Le fil doré garanti pur 990/1000 était commandé puis reçu par voie postale de Lyon (fabrique Mérieux ou Cahlian). Les bachmaq (mules), il les réalisait chez son frère Hamida, le grand spécialiste du medjboud : dorure à l'aide d'un fil tiré par le bas et le haut à travers un carton retenu avec une tébla : sa boutique était distante de 50m (près de Djilali cycliste). Il fabriquait le couvre lit, l'oreiller (mesned), les coussins, les mules (bechmaq), la fouta et enfin le caraco medjboud. Plus tard, il rejoint son frère ainé en brodant le filet or (fetla), le caftan tlemçani et le caraco, pour satisfaire la demande croissante de toutes les nouvelles 'aroussates. La chedda est réalisée par toute femme volontaire ayant une longue expérience, et qui prévoit une grande quantité de bijoux empruntés, puis restitués en toute confiance dans l'entourage familial. La 'aroussa, pour la première fois de sa vie, est toute heureuse de supporter ce poids énorme de joyaux de la tête aux pieds : zerrouf, djebine, tadj, mengouche (boucle d'oreille), khorsa, mesquia avec khamsa, crafacheboulahia, maximum de perles (djoher), bracelets (menfoukh), messayes, bagues, khoulkhal (brime).Quant au nouveau marié ('arouss), il est astreint au costume sans dorure, chéchia rouge ou turban, gilet qât ou maqfoula, veste ou cafetan, pantalon simple ou seroual bouffant, le tout couvert d'un burnous blanc». A propos du burnous en toile rouge, bien chamarré de filet doré ou passementerie, M. Sari Tahar ajoute : « Notre père le fabriquait spécialement pour un Caïd ou Agha désigné à ce grade honorifique par l'autorité coloniale. Pour la fabrication d'un serdj (selle de cheval) en medjboud doré, cette personnalité est orientée par mon père vers la boutique d'un spécialiste, sise en bas de la Qayssarya, où le dernier héritier de cette œuvre artisanale est Fethi SARI.          
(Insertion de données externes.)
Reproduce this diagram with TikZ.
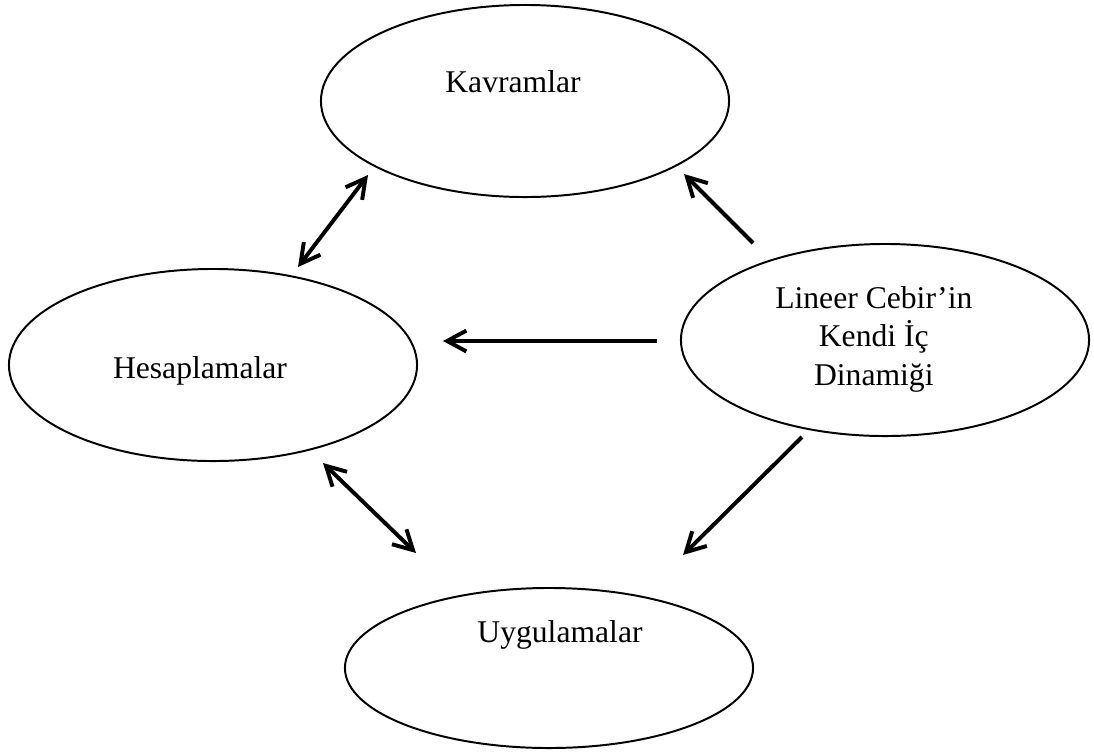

En conclusion, nous avons accepté de présenter cette intervention publique pour rendre un hommage posthume, bien mérité, aux deux frères qui sont partis dans l'anonymat total, Mohammed et Ahmed, fils de Cheikh SARI Abdesselam, qui ont bien marqué la Société tlemcénienne par leur vie d'artiste-musicien et d'artisan-brodeur, comme modèles à la postérité, en espérant que les générations montantes maintiennent le flambeau allumé, pour la démocratisation du cafetan tlemcénien ».